So I had an idea about how to make a subharmonic generator from an arbitrary input. It works well at subaudio rates but at audio rates it’s rather glitchy.
I know that it’s more practical in Audlus to simply stack some more oscillators in there and make a switch, but I am curious where I am going wrong. Also I like the glitchy sounds I am getting with it and thought maybe others would as well.
subharmonic glitchy.audulus (22.7 KB)
That seems like an overly complex way to sync the sub output. I would probably use a counter to count positive zero crossings instead. For one octave down trigger every 2nd pulse, 2 down every 4th etc.
Yeah probably too clever by half.
It is a reeally neat circuit! 
Thanks! I appreciate the second pair of eyes.

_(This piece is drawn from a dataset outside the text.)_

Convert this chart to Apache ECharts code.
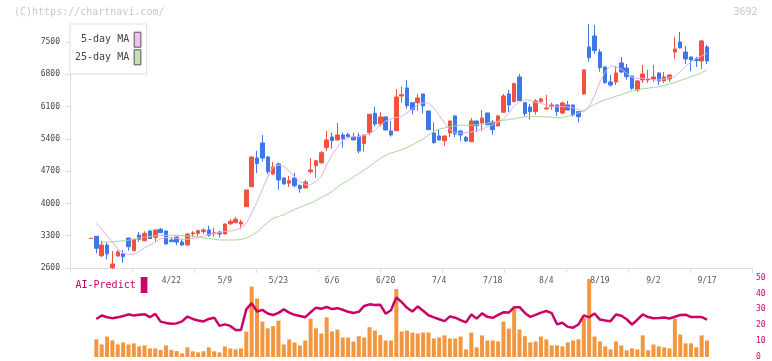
<!DOCTYPE html>
<html><head><meta charset="utf-8">
<script src="https://cdn.jsdelivr.net/npm/echarts@6/dist/echarts.min.js"></script>
<style>html,body{margin:0;padding:0;background:#fff}#c{width:772px;height:361px}</style>
</head><body><div id="c"></div>
<script>
const dates = ["4/1","4/2","4/3","4/4","4/7","4/8","4/9","4/10","4/11","4/14","4/15","4/16","4/17","4/18","4/21","4/22","4/23","4/24","4/25","4/28","4/30",
"5/1","5/2","5/7","5/8","5/9","5/12","5/13","5/14","5/15","5/16","5/19","5/20","5/21","5/22","5/23","5/26","5/27","5/28","5/29","5/30",
"6/2","6/3","6/4","6/5","6/6","6/9","6/10","6/11","6/12","6/13","6/16","6/17","6/18","6/19","6/20","6/23","6/24","6/25","6/26","6/27","6/30",
"7/1","7/2","7/3","7/4","7/7","7/8","7/9","7/10","7/11","7/14","7/15","7/16","7/17","7/18","7/22","7/23","7/24","7/25","7/28","7/29","7/30","7/31",
"8/1","8/4","8/5","8/6","8/7","8/8","8/12","8/13","8/14","8/15","8/18","8/19","8/20","8/21","8/22","8/25","8/26","8/27","8/28","8/29",
"9/1","9/2","9/3","9/4","9/5","9/8","9/9","9/10","9/11","9/12","9/16","9/17"];
const dateLabels = ["4/22","5/9","5/23","6/6","6/20","7/4","7/18","8/4","8/19","9/2","9/17"];
// [open, close, low, high]
const ohlc = [
[3240,3245,3240,3245],[3288,3027,2919,3290],[2867,3099,2839,3186],[3099,2908,2789,3158],[2607,2687,2578,2969],
[2860,2947,2845,2990],[2910,2845,2715,2990],[3251,3062,2975,3251],[2975,3223,2975,3225],[3316,3223,3171,3381],
[3192,3353,3179,3396],[3403,3236,3230,3425],[3266,3425,3164,3425],[3440,3366,3360,3468],[3403,3121,3110,3410],
[3208,3171,3165,3266],[3273,3164,3093,3280],[3164,3099,3077,3229],[3099,3338,3084,3345],[3340,3362,3266,3400],
[3353,3410,3279,3431],[3388,3425,3338,3468],[3425,3310,3280,3518],[3345,3365,3280,3475],[3375,3340,3258,3410],
[3338,3555,3330,3560],[3561,3613,3533,3657],[3583,3657,3570,3713],[3555,3598,3453,3650],[3930,4293,3925,4293],
[4364,5009,4364,5009],[4987,4863,4662,5139],[5312,4987,4907,5486],[5009,4690,4640,5030],[4640,4792,4612,4900],
[4857,4510,4299,4885],[4553,4423,4410,4560],[4438,4494,4364,4596],[4553,4386,4350,4662],[4386,4321,4234,4416],
[4336,4466,4330,4510],[4690,4727,4655,4987],[4820,4928,4560,4935],[4879,5102,4875,5139],[5211,5378,5139,5573],
[5443,5363,5189,5536],[5378,5486,5370,5747],[5486,5406,5211,5536],[5493,5449,5440,5536],[5443,5378,5370,5536],
[5464,5139,5089,5536],[5297,5486,5124,5490],[5536,5935,5480,5940],[5957,5725,5675,6100],[5725,5877,5666,5979],
[5877,5595,5580,5880],[5573,5486,5450,5790],[5580,6311,5575,6485],[6332,6360,6187,6533],[6506,6122,6057,6680],
[6187,6035,5935,6190],[6187,6289,6013,6376],[6376,6115,5949,6380],[6007,5601,5595,6010],[5530,5319,5297,5762],
[5464,5378,5370,5616],[5363,5464,5254,5470],[5530,5790,5443,5795],[5899,5508,5436,5920],[5573,5486,5356,5580],
[5436,5356,5334,5464],[5341,5790,5335,5855],[5790,5688,5558,5795],[5747,5855,5573,6029],[5963,5710,5700,5965],
[5768,5601,5493,5812],[5681,5899,5675,5920],[5979,6332,5963,6376],[6376,6137,5985,6463],[6209,6600,6200,6620],
[6745,6230,6225,6810],[6187,5948,5883,6190],[6094,5992,5818,6159],[5992,6224,5927,6267],[6209,6267,6187,6295],
[6050,6072,6050,6354],[6100,6137,6029,6187],[6137,5992,5898,6140],[5963,6180,5935,6209],[6137,6029,6020,6224],
[6137,5920,5883,6140],[5992,5883,5760,5995],[6376,6897,6354,6900],[7396,7164,7077,7895],[7634,7315,7250,7873],
[7287,6947,6860,7352],[6962,6621,6600,6970],[6636,6571,6534,6788],[6636,6832,6571,6983],[7049,6853,6832,7179],
[6940,6751,6686,7027],[6766,6500,6463,6770],[6463,6658,6426,6680],[6680,6810,6615,7005],[6680,6701,6615,6897],
[6701,6745,6636,7005],[6832,6658,6571,6840],[6658,6745,6615,6853],[6701,6788,6636,6790],[7287,7352,7135,7613],
[7504,7374,7370,7721],[7287,7135,7027,7417],[7179,7114,6875,7180],[7135,7100,6962,7179],[7092,7526,6918,7548],
[7396,7092,7027,7439]];
const ma5 = [null,3570,3446,3294,3164,3012,2919,2897,2897,2958,3034,3099,3164,3240,3258,3262,3240,3223,3223,3240,
3262,3294,3327,3353,3370,3392,3403,3425,3479,3570,3787,4032,4314,4575,4792,4835,4803,4705,4575,4473,
4412,4412,4477,4586,4835,5052,5215,5367,5421,5450,5450,5475,5519,5584,5703,5790,5833,5866,5888,5964,
6050,6148,6181,6181,6072,5909,5747,5595,5535,5526,5535,5551,5573,5606,5670,5703,5757,5833,5964,6115,
6202,6250,6235,6196,6170,6137,6109,6100,6100,6094,6076,6039,5985,6115,6332,6636,6853,6994,6955,6914,
6825,6734,6716,6716,6712,6680,6680,6701,6734,6751,6864,6973,7070,7146,7200,7259];
const ma25 = [null,null,3153,3164,3169,3179,3190,3203,3223,3251,3268,3284,3299,3305,3310,3310,3310,3305,3294,3290,
3268,3255,3240,3223,3208,3208,3208,3208,3218,3251,3305,3381,3490,3588,3675,3718,3750,3815,3870,3917,
3967,4010,4065,4130,4184,4260,4358,4434,4499,4575,4651,4727,4803,4889,4976,5041,5096,5126,5171,5215,
5269,5334,5399,5486,5562,5616,5638,5666,5681,5696,5696,5698,5709,5720,5741,5762,5783,5801,5822,5838,
5859,5877,5883,5883,5883,5879,5872,5855,5866,5888,5920,5963,6018,6089,6148,6206,6250,6285,6326,6365,
6402,6441,6467,6489,6502,6517,6532,6560,6593,6625,6669,6706,6751,6788,6836,6897];
const volume = [null,11.1,7.9,12.9,10.5,7.9,9.2,7.9,8.6,6.7,7.3,5.4,5.4,4.4,7.3,4.5,3.7,2.3,6.1,3.6,
2.9,3.6,6.1,3.6,2.9,6.7,5.4,4.8,5.4,16.1,44.4,36.9,22.3,18.1,19.4,22.9,7.9,11.1,9.2,7.3,
10.4,24.2,18.1,14.8,25,16.1,17.3,12.3,12.3,9.8,13.1,12.3,18.8,16.7,13.8,10.4,10.4,42.9,16.1,16.7,
15.4,14.8,15.4,15.4,11.7,12.3,13.6,11.7,11.7,12.9,4.8,15.4,6.1,13.6,10.4,10.4,9.8,22.3,17.9,30.6,
17.3,13.1,9.2,9.8,12.9,11.1,7.3,7.3,6.7,9.2,10.4,11.1,24.8,49.2,12.9,9.8,6.7,4.8,9.8,7.3,
4.2,5.4,4.8,13.6,4.2,7.9,6.7,6.1,5.4,24.2,14.2,8.6,8.6,6.1,13.6,10.4];
const aiPredict = [null,24.0,26.2,25.1,24.5,25.0,25.8,26.9,26.1,26.6,27.0,25.1,27.2,22.3,21.5,21.0,21.2,22.5,25.5,24.0,
23.0,22.4,24.0,24.8,19.6,20.6,19.6,17.0,17.0,30.0,34.0,28.7,29.7,27.4,26.5,27.8,30.0,28.0,26.6,25.8,
25.1,28.2,31.1,30.4,31.5,30.2,30.8,29.8,28.5,27.7,28.5,32.2,33.2,32.8,33.0,27.3,29.5,37.5,34.6,31.0,
28.7,31.9,29.2,26.3,25.0,23.8,22.6,25.6,24.8,23.2,21.8,26.8,24.2,27.5,25.3,24.7,26.5,28.2,28.0,31.4,
31.4,27.8,25.3,26.6,28.0,29.0,27.7,20.6,21.6,19.0,18.5,20.5,26.2,25.0,27.4,23.6,23.0,22.6,26.8,26.0,
23.8,20.5,23.5,26.8,25.2,24.4,24.6,24.9,24.3,25.4,26.5,26.7,25.2,25.2,25.2,23.6];

const FONT = 'DejaVu Sans Mono';
const UP = '#f0523f', DOWN = '#3f76e8';
const chart = echarts.init(document.getElementById('c'));
chart.setOption({
  animation: false,
  backgroundColor: '#fff',
  textStyle: {fontFamily: FONT},
  grid: [
    {left: 70, right: 20, top: 23.7, bottom: 93},
    {left: 88.3, right: 62.3, top: 23.7, bottom: 93},
    {left: 88.3, right: 62.3, top: 277.7, bottom: 3.3}
  ],
  xAxis: [
    {gridIndex: 0, type: 'value', min: 0, max: 11, interval: 1,
     axisLine: {onZero: false, lineStyle: {color: '#ddd', width: 1}},
     axisTick: {show: true, length: 5, lineStyle: {color: '#ddd'}},
     axisLabel: {show: false}, splitLine: {show: false}},
    {gridIndex: 1, type: 'category', data: dates, boundaryGap: true,
     axisLine: {show: false}, axisTick: {show: false}, splitLine: {show: false},
     axisLabel: {interval: (i, v) => dateLabels.includes(v), margin: 9, fontSize: 8, color: '#555', fontFamily: FONT}},
    {gridIndex: 2, type: 'category', data: dates, boundaryGap: true, show: false}
  ],
  yAxis: [
    {gridIndex: 0, type: 'value', min: 2600, max: 7900, interval: 700,
     axisLine: {show: true, onZero: false, lineStyle: {color: '#ddd'}},
     axisTick: {show: true, length: 5, lineStyle: {color: '#ddd'}},
     axisLabel: {fontSize: 8, color: '#444', margin: 10, showMaxLabel: false, fontFamily: FONT,
                 formatter: v => String(v)},
     splitLine: {show: false}},
    {gridIndex: 1, type: 'value', min: 2600, max: 7900, show: false},
    {gridIndex: 2, type: 'value', min: 0, max: 50, interval: 10, position: 'right', offset: 42.3,
     axisLine: {show: false}, axisTick: {show: false}, splitLine: {show: false},
     axisLabel: {fontSize: 8, color: '#cc0066', margin: 4, fontFamily: FONT, formatter: v => String(v)}}
  ],
  legend: [
    {data: [{name: '5-day MA', itemStyle: {color: '#f0c0f0', borderColor: '#555', borderWidth: 1}},
            {name: '25-day MA', itemStyle: {color: '#c2e2b2', borderColor: '#555', borderWidth: 1}}],
     orient: 'vertical', align: 'right', left: 70, top: 24, padding: [7.7, 5.3, 8.7, 5],
     itemGap: 1.6, itemWidth: 6.7, itemHeight: 15, icon: 'rect', backgroundColor: '#fff',
     borderColor: '#ddd', borderWidth: 1, selectedMode: false,
     textStyle: {fontSize: 10, color: '#444', fontFamily: FONT}},
    {data: [{name: 'AI-Predict', itemStyle: {color: '#cc0066'}}],
     align: 'right', left: 75.5, top: 277, padding: 0, itemWidth: 6.7, itemHeight: 16, icon: 'rect',
     selectedMode: false, textStyle: {fontSize: 10, color: '#cc0066', fontFamily: FONT}}
  ],
  graphic: [
    {type: 'text', left: 14, top: 7, style: {text: '(C)https://chartnavi.com/', fill: '#c8c8c8', font: '10px "DejaVu Sans Mono"'}},
    {type: 'text', right: 14.5, top: 7, style: {text: '3692', fill: '#c8c8c8', font: '10px "DejaVu Sans Mono"'}}
  ],
  series: [
    {type: 'candlestick', name: 'price', xAxisIndex: 1, yAxisIndex: 1, data: ohlc, barWidth: 4,
     itemStyle: {color: UP, color0: DOWN, borderColor: UP, borderColor0: DOWN, borderWidth: 1}},
    {type: 'line', name: '5-day MA', xAxisIndex: 1, yAxisIndex: 1, data: ma5, symbol: 'none',
     lineStyle: {color: '#e6b0ea', width: 1}, itemStyle: {color: '#e6b0ea'}},
    {type: 'line', name: '25-day MA', xAxisIndex: 1, yAxisIndex: 1, data: ma25, symbol: 'none',
     lineStyle: {color: '#a9d79a', width: 1}, itemStyle: {color: '#a9d79a'}},
    {type: 'bar', name: 'volume', xAxisIndex: 2, yAxisIndex: 2, data: volume, barWidth: 4,
     itemStyle: {color: '#f2973f'}},
    {type: 'line', name: 'AI-Predict', xAxisIndex: 2, yAxisIndex: 2, data: aiPredict, symbol: 'none',
     lineStyle: {color: '#cc0066', width: 2.5}, itemStyle: {color: '#cc0066'}}
  ]
});
</script></body></html>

That’s what the subharmonic oscillator in the library does now - this oscillator could produce a non-aliased waveform though? But then the question would be is this application more for tracking audio that’s incoming vs. just creating a second oscillator that’s pitched down? Maybe some of the charm of a suboscillator is that it’s glitchy…
The frequency is derived from a zero crossing detector. I was just suggesting an alternative for syncing the waveforms.
subharmonic simplified.audulus (149.7 KB)
Well the clock divider approach worked much better, although I was a little surprised to realize that this is actually a more complex approach. You can tell because I named the patch “simplified” 
I guess it’s just simpler for me to understand, since I have a pretty good handle on counters by this point.
I have come to appreciate, through the experiments with the harmonic series quantizer in the microtonal thread, that the first 5 subharmonics of any given note sounds very diatonic. So I was thinking it might be a fun way to create accompaniment or just new melodic variations by by sequencing the subharmonics. Also I suspect it will sound weird if you run a voice or drums through it, although I haven’t tried that yet.
I missed the point of the exercise I think. When I originally looked at your post I was thinking that you were only generating the sub-octaves. After reading your comments I now realize that you were creating an inverted harmonic series. That does make the counter approach more complex than if you were just creating octave values. Interesting idea!
I just realized that I wrote sub octave generator in the JFET thread so that MIGHT have something to do with it 
On the topic of subharmonics, I was intrigued by Loopop’s video on not so obvious things one can do with the O-Coast, one of which is generating subharmonics with the slope generator (around 12m40s in the video). I was wondering how they implement that and how something similar might be achieved with the 1-Toast.